UBD and DI are linked and required the teacher to think about both when planning. The questions that are asked when a teacher is planning instruction for their students are
1. What matters most for my students to learn?
2. What sequence will allow my students to have the most amount of learning?
3. How are my students doing as individuals when they are trying to make sense of important ideas and/or skills?
4. Who needs my help with understanding?
5. How can arranging my classroom time allow for the most learning?
6. How can we work as a team to help everyone in the class?
7. What will be the best method for some students to work while I help other students?
8. How can I gather evidence of my students' successes with the essential goals?
You should ask yourself these important questions when wanting to plan for the best learning of your students.
The reading also stated four core beliefs that help create our vision for our classrooms to be effective. 1. All students should consistently experience curricula rooted in important ideas of a discipline that requires them to make meaning of information and think at high levels. 2. Students need opportunities to learn the “basics: and opportunities to apply them in meaningful ways. 3. there is a need for a balance between student construction of meaning and teacher guidance. 4. Students need to know the learning goals of a unit or lesson and criteria for successfully demonstrating proficiency with the goals.
The questions asked in Planning instruction for Understanding in a Differentiated Classroom are so vital when thinking of how to plan for all students. They should be asked during every lesson you as a teacher create.
1. How do I five directions for tasks?
2. How will I know what students understand and can do?
3. How do I keep their interest?
4. How do I know when to start and stop the various segments of a plan?
5. How do we transition from one part of a lesson to the Next?
How do I distribute resource materials?
In order to answer these questions, you need to know your students. If you don’t then you might not know how they understand instructions or how long they can sit and stay on task.

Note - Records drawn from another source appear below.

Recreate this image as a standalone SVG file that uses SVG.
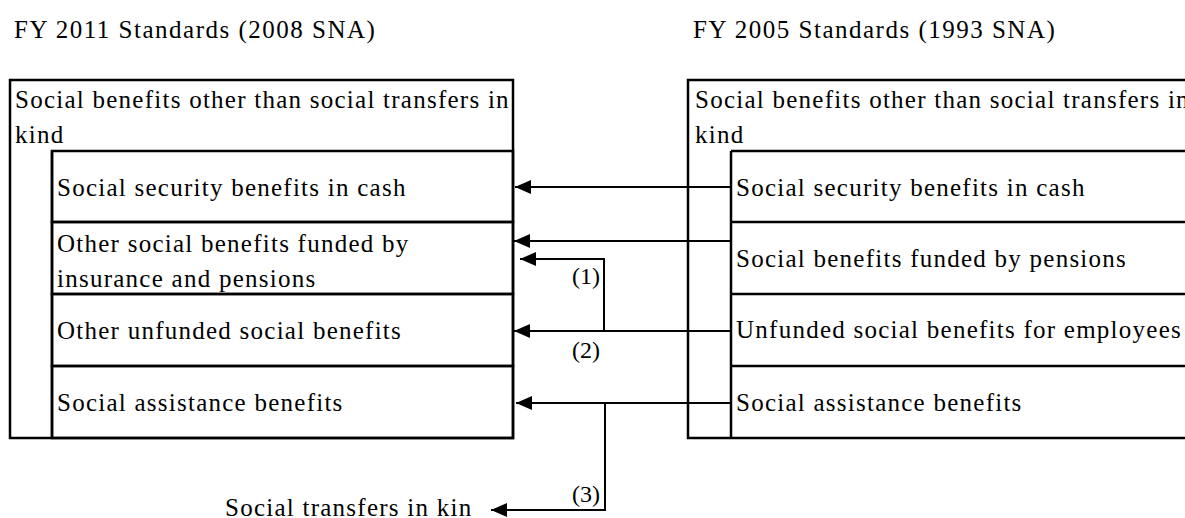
<svg xmlns="http://www.w3.org/2000/svg" width="1185" height="518" viewBox="0 0 1185 518">
<style>
.t{font-family:"Liberation Serif","Times New Roman",serif;font-size:25px;letter-spacing:1.25px;fill:#000}
.h{font-family:"Liberation Serif","Times New Roman",serif;font-size:25px;letter-spacing:1.5px;fill:#000}
.lbl{font-family:"Liberation Serif","Times New Roman",serif;font-size:24px;fill:#000;text-anchor:end}
.bx{fill:none;stroke:#000;stroke-width:2.5}
.ln{stroke:#000;stroke-width:2.5;fill:none}
.c{stroke:#000;stroke-width:2;fill:none;marker-end:url(#ah)}
</style>
<defs>
<marker id="ah" markerUnits="userSpaceOnUse" markerWidth="16" markerHeight="14" refX="16" refY="7" orient="auto">
<path d="M0,0 L16,7 L0,14 z" fill="#000"/>
</marker>
</defs>
<rect width="1185" height="518" fill="#fff"/>
<g id="headers">
<text class="h" x="14" y="38">FY 2011 Standards (2008 SNA)</text>
<text class="h" x="693" y="38">FY 2005 Standards (1993 SNA)</text>
</g>
<g id="new-parent">
<rect class="bx" x="10" y="80" width="503" height="358"/>
<line class="ln" x1="52" y1="151" x2="52" y2="438"/>
<text class="t" x="15" y="108">Social benefits other than social transfers in</text>
<text class="t" x="15" y="143">kind</text>
</g>
<g id="new-row1">
<rect class="bx" x="52" y="151" width="461" height="71"/>
<text class="t" x="57" y="196">Social security benefits in cash</text>
</g>
<g id="new-row2">
<rect class="bx" x="52" y="222" width="461" height="72"/>
<text class="t" x="57" y="252">Other social benefits funded by</text>
<text class="t" x="57" y="287">insurance and pensions</text>
</g>
<g id="new-row3">
<rect class="bx" x="52" y="294" width="461" height="72"/>
<text class="t" x="57" y="339">Other unfunded social benefits</text>
</g>
<g id="new-row4">
<rect class="bx" x="52" y="366" width="461" height="72"/>
<text class="t" x="57" y="411">Social assistance benefits</text>
</g>
<g id="old-parent">
<path class="ln" d="M1192,80 H688 V438 H1192"/>
<line class="ln" x1="731" y1="151" x2="731" y2="438"/>
<text class="t" x="695" y="108">Social benefits other than social transfers in</text>
<text class="t" x="695" y="143">kind</text>
</g>
<g id="old-row1">
<path class="ln" d="M1192,151 H731 M731,222 H1192"/>
<text class="t" x="736" y="196">Social security benefits in cash</text>
</g>
<g id="old-row2">
<path class="ln" d="M731,294 H1192"/>
<text class="t" x="736" y="267">Social benefits funded by pensions</text>
</g>
<g id="old-row3">
<path class="ln" d="M731,366 H1192"/>
<text class="t" x="736" y="338">Unfunded social benefits for employees</text>
</g>
<g id="old-row4">
<text class="t" x="736" y="411">Social assistance benefits</text>
</g>
<g id="transfers-in-kind">
<text class="t" x="225" y="516">Social transfers in kin</text>
</g>
<g id="connectors">
<path class="c" d="M731,187 H515"/>
<path class="c" d="M731,241 H514"/>
<path class="c" d="M604,331 V259 H520"/>
<path class="c" d="M731,331 H514"/>
<path class="c" d="M731,403 H516"/>
<path class="c" d="M605,403 V510 H491"/>
<text class="lbl" x="600" y="284">(1)</text>
<text class="lbl" x="600" y="358">(2)</text>
<text class="lbl" x="600" y="502">(3)</text>
</g>
</svg>
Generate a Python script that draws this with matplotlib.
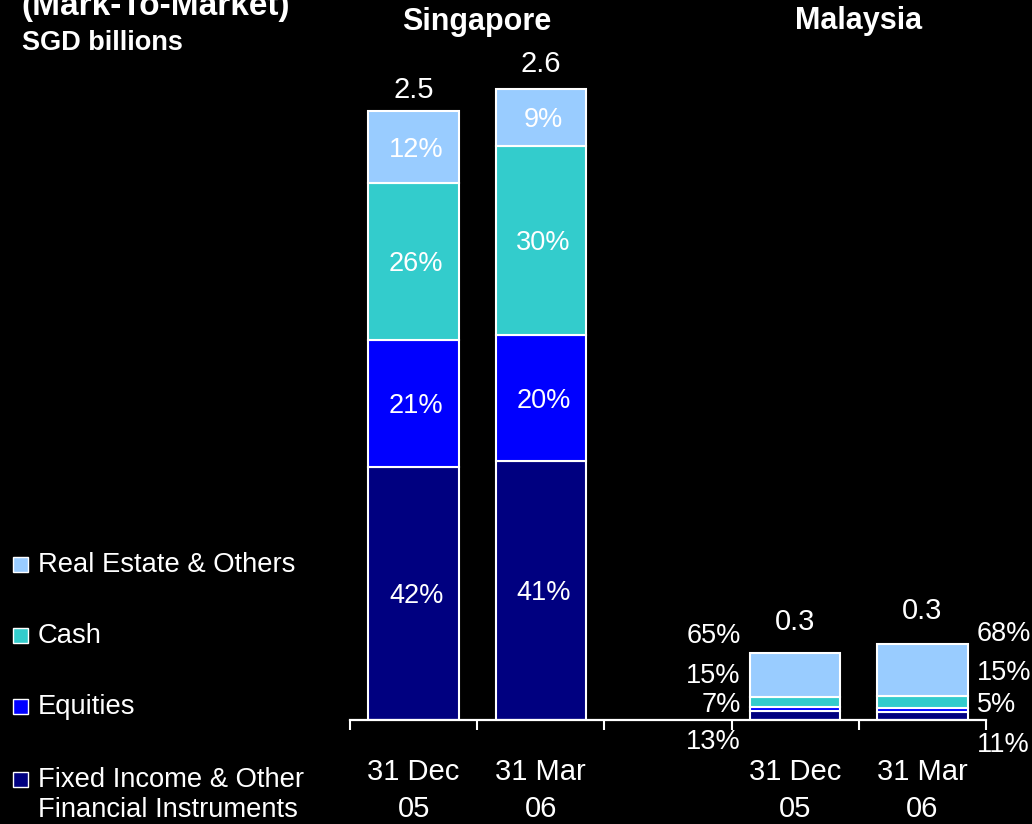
import matplotlib
matplotlib.use("Agg")
import matplotlib.pyplot as plt
from matplotlib.patches import Rectangle
from matplotlib.transforms import blended_transform_factory

plt.rcParams['font.family'] = ['Liberation Sans', 'DejaVu Sans']

# ---------------- data ----------------
regions = ["Singapore", "Malaysia"]
period_labels = ["31 Dec\n05", "31 Mar\n06", "31 Dec\n05", "31 Mar\n06"]
bar_slots = [0, 1, 3, 4]
totals = [2.50, 2.59, 0.275, 0.31]          # SGD billions
total_labels = ["2.5", "2.6", "0.3", "0.3"]

series_names = ["Fixed Income & Other\nFinancial Instruments", "Equities", "Cash",
                "Real Estate & Others"]
fixed_income = [42, 41, 13, 11]
equities = [21, 20, 7, 5]
cash = [26, 30, 15, 15]
real_estate = [12, 9, 65, 68]
series_pcts = [fixed_income, equities, cash, real_estate]
series_colors = ["#000080", "#0000FF", "#33CCCC", "#99CCFF"]

# ---------------- figure ----------------
W, H = 1032, 824
fig = plt.figure(figsize=(W / 100, H / 100), dpi=100, facecolor="black")
ax = fig.add_axes([350 / W, 104 / H, 636 / W, 720 / H])
ax.set_facecolor("black")
ax.set_xlim(-0.5, 4.5)
ax.set_ylim(0, 720 / 243.6)

bar_w = 0.71
sums = [sum(s[i] for s in series_pcts) for i in range(len(totals))]
bottoms = [0.0] * len(totals)
seg_info = []
for name, pcts, col in zip(series_names, series_pcts, series_colors):
    heights = [totals[i] * pcts[i] / sums[i] for i in range(len(totals))]
    ax.bar(bar_slots, heights, width=bar_w, bottom=bottoms, color=col,
           edgecolor="white", linewidth=1.5, zorder=2)
    seg_info.append((pcts, list(bottoms), heights))
    bottoms = [b + h for b, h in zip(bottoms, heights)]

# percentage labels inside Singapore bars
for pcts, bots, hts in seg_info:
    for i in (0, 1):
        ax.text(bar_slots[i] + 0.02, bots[i] + hts[i] / 2 - 0.01, f"{pcts[i]}%",
                color="white", fontsize=19.5, ha="center", va="center", zorder=3)

# Malaysia side labels (layout positions for the stacked series, bottom -> top)
left_label_y = [-0.09, 0.062, 0.18, 0.345]
right_label_y = [-0.103, 0.062, 0.193, 0.353]
for k, (pcts, bots, hts) in enumerate(seg_info):
    ax.text(bar_slots[2] - bar_w / 2 - 0.075, left_label_y[k], f"{pcts[2]}%",
            color="white", fontsize=19.5, ha="right", va="center", clip_on=False)
    ax.text(bar_slots[3] + bar_w / 2 + 0.075, right_label_y[k], f"{pcts[3]}%",
            color="white", fontsize=19.5, ha="left", va="center", clip_on=False)

# totals above bars
total_offsets = [9.5, 12.5, 16.5, 18.5]   # points above bar top
for x, t, lab, off in zip(bar_slots, bottoms, total_labels, total_offsets):
    ax.annotate(lab, (x, t), xytext=(0, off), textcoords="offset points",
                ha="center", va="baseline", color="white", fontsize=21)

# axes styling
for s in ("left", "right", "top"):
    ax.spines[s].set_visible(False)
ax.spines["bottom"].set_color("white")
ax.spines["bottom"].set_linewidth(1.6)
ax.set_yticks([])
ax.set_xticks(bar_slots)
ax.set_xticklabels(period_labels, fontsize=21, color="white", linespacing=1.45)
ax.tick_params(axis="x", which="major", length=0, pad=27)
ax.set_xticks([-0.5, 0.5, 1.5, 2.5, 3.5, 4.5], minor=True)
ax.tick_params(axis="x", which="minor", length=7.5, width=1.5, color="white",
               direction="out")

# region headings
tr = blended_transform_factory(ax.transData, fig.transFigure)
ax.text(0.5, 1 - 30 / H, regions[0], transform=tr, ha="center", va="baseline",
        color="white", fontsize=22, fontweight="bold")
ax.text(3.5, 1 - 29 / H, regions[1], transform=tr, ha="center", va="baseline",
        color="white", fontsize=22, fontweight="bold")

# titles top-left
fig.text(21 / W, 1 - 15 / H, "(Mark-To-Market)", ha="left", va="baseline",
         color="white", fontsize=24, fontweight="bold")
fig.text(22 / W, 1 - 50 / H, "SGD billions", ha="left", va="baseline",
         color="white", fontsize=19.5, fontweight="bold")

# legend (manual, top to bottom)
legend_baselines = [572, 643, 714, 787]
for name, col, yb in zip(series_names[::-1], series_colors[::-1], legend_baselines):
    fig.patches.append(Rectangle((13 / W, 1 - yb / H), 15 / W, 15 / H,
                                 transform=fig.transFigure, facecolor=col,
                                 edgecolor="white", linewidth=1))
    lines = name.split("\n")
    for j, ln in enumerate(lines):
        fig.text(38 / W, 1 - (yb + 30 * j) / H, ln, ha="left", va="baseline",
                 color="white", fontsize=19.7)

fig.savefig("out.png", dpi=100, facecolor="black")
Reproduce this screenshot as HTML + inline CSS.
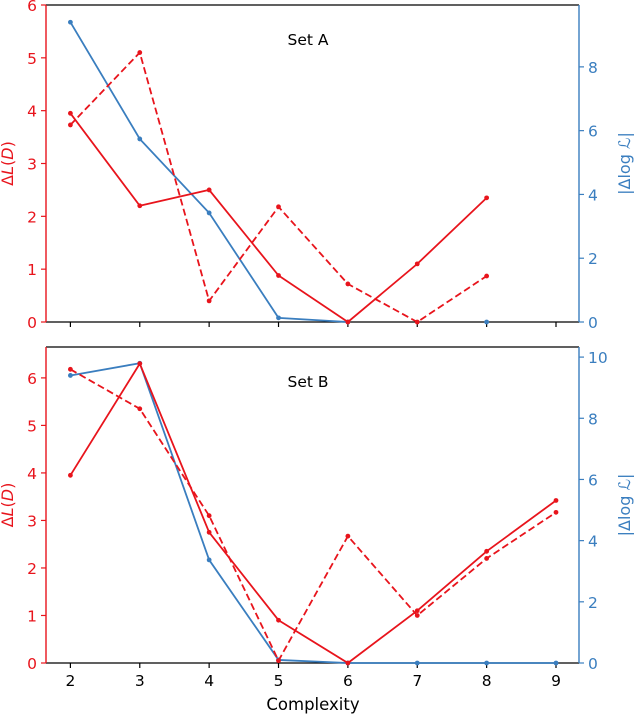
<!DOCTYPE html>
<html><head><meta charset="utf-8"><style>
body{margin:0;background:#fff;}
svg{display:block;font-family:"DejaVu Sans","Liberation Sans",sans-serif;}
</style></head><body>
<svg id="chart" width="640" height="716" xmlns="http://www.w3.org/2000/svg"></svg>
<script>
const categories=[2,3,4,5,6,7,8,9];
const aRedSolid=[3.95,2.2,2.5,0.88,0,1.1,2.35,null];
const aRedDashed=[3.73,5.1,0.4,2.18,0.72,0,0.87,null];
const aBlue=[9.4,5.74,3.42,0.13,0,null,0,null];
const bRedSolid=[3.95,6.3,2.75,0.9,0,1.1,2.35,3.42];
const bRedDashed=[6.18,5.35,3.1,0.05,2.67,1.0,2.2,3.17];
const bBlue=[9.4,9.8,3.37,0.1,0,0,0,0];
const aLeftTicks=[0,1,2,3,4,5,6];
const aRightTicks=[0,2,4,6,8];
const bLeftTicks=[0,1,2,3,4,5,6];
const bRightTicks=[0,2,4,6,8,10];

const RED="#e8141c",BLUE="#3a7ebf";
const svg=document.getElementById('chart');
const NS="http://www.w3.org/2000/svg";
function el(tag,attrs,parent){const e=document.createElementNS(NS,tag);for(const k in attrs)e.setAttribute(k,attrs[k]);(parent||svg).appendChild(e);return e;}
const X0=46,X1=579;
const xs=v=>70.4+(v-2)*(556-70.4)/7;

function panel(key,top,bottom,lmax,rmax,lt,rt,rs,rd,bl,title,showX){
  const g=el('g',{});
  
  
  const yl=v=>bottom-v*(bottom-top)/lmax;
  const yr=v=>bottom-v*(bottom-top)/rmax;
  el('line',{x1:X0,y1:top,x2:X1,y2:top,stroke:'#000','stroke-width':1.2},g);
  el('line',{x1:X0,y1:bottom,x2:X1,y2:bottom,stroke:'#000','stroke-width':1.2},g);
  el('line',{x1:X0,y1:top,x2:X0,y2:bottom,stroke:RED,'stroke-width':1.4},g);
  el('line',{x1:X1,y1:top,x2:X1,y2:bottom,stroke:BLUE,'stroke-width':1.4},g);
  categories.forEach(c=>{
    el('line',{x1:xs(c),y1:bottom,x2:xs(c),y2:bottom+5,stroke:'#000','stroke-width':1.2},g);
    if(showX){const t=el('text',{x:xs(c),y:bottom+23,'text-anchor':'middle','font-size':15.5},g);t.textContent=c;
      }
  });
  lt.forEach(v=>{
    el('line',{x1:X0-5,y1:yl(v),x2:X0,y2:yl(v),stroke:RED,'stroke-width':1.2},g);
    const t=el('text',{x:X0-9,y:yl(v)+6,'text-anchor':'end','font-size':15.5,fill:RED},g);t.textContent=v;
    
  });
  rt.forEach(v=>{
    el('line',{x1:X1,y1:yr(v),x2:X1+5,y2:yr(v),stroke:BLUE,'stroke-width':1.2},g);
    const t=el('text',{x:X1+9,y:yr(v)+6,'text-anchor':'start','font-size':15.5,fill:BLUE},g);t.textContent=v;
    
  });
  const mid=(top+bottom)/2;
  const ll=el('text',{transform:`translate(13,${mid}) rotate(-90)`,'text-anchor':'middle','font-size':16,fill:RED},g);
  ll.innerHTML='Δ<tspan font-style="italic">L</tspan>(<tspan font-style="italic">D</tspan>)';
  
  const rl=el('text',{transform:`translate(630,${mid}) rotate(-90)`,'text-anchor':'middle','font-size':16,fill:BLUE},g);
  rl.textContent='|Δlog ℒ|';
  const tt=el('text',{x:308,y:top+40,'text-anchor':'middle','font-size':15.5},g);
  tt.textContent=title;
  function series(vals,ys,color,dash,name){
    let segs=[],cur=[];
    vals.forEach((v,i)=>{if(v===null){if(cur.length)segs.push(cur);cur=[];}else cur.push([xs(categories[i]),ys(v)]);});
    if(cur.length)segs.push(cur);
    segs.forEach(s=>{
      const p=el('polyline',{points:s.map(q=>q.join(',')).join(' '),fill:'none',stroke:color,'stroke-width':1.8,'stroke-dasharray':dash||'none'},g);
      
      s.forEach(q=>el('circle',{cx:q[0],cy:q[1],r:2.4,fill:color},g));
    });
  }
  series(bl,yr,BLUE,null,'series-blue-'+key);
  series(rs,yl,RED,null,'series-red-solid-'+key);
  series(rd,yl,RED,'7,3.5','series-red-dashed-'+key);
}
panel('a',5,322,6,9.94,aLeftTicks,aRightTicks,aRedSolid,aRedDashed,aBlue,'Set A',false);
panel('b',347,663,6.65,10.33,bLeftTicks,bRightTicks,bRedSolid,bRedDashed,bBlue,'Set B',true);
const xt=el('text',{x:313,y:710,'text-anchor':'middle','font-size':16.5});
xt.textContent='Complexity';


</script>
</body></html>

I love how the chapter starts out “ Understanding must be earned” If you truly think about that statement it is very true. Memorization is important and I see the value of it. I memorized my multiplication tables. I know them by heart. When someone says what is 9 x 7 I know it is 63 but do I truly understand what that means. I think as an adult I do but when I was learning my “times tables” in 4th grade I could not explain why I knew that and what it actually meant. As teachers when need to find a way for our students to truly understand the topics that we are teaching.
Using Essential Questions:
It is what designs your curriculum. What do you want your students to know? Why is it important? These are the questions you ask in Stage 1 of backward design. In Stage 3 they are used to bring the subject matter to life through our teaching. We want to stimulate student thinking. We need to ask open-ended questions so they aren’t having to give a “prescribed” answer. Students need to be allowed to “think”. It gives students the ability to have deeper conversations about different subjects.
The text gives different essential questions for different subjects. These questions can allow the students to truly think and give their own opinion. They don’t have to have the right answer.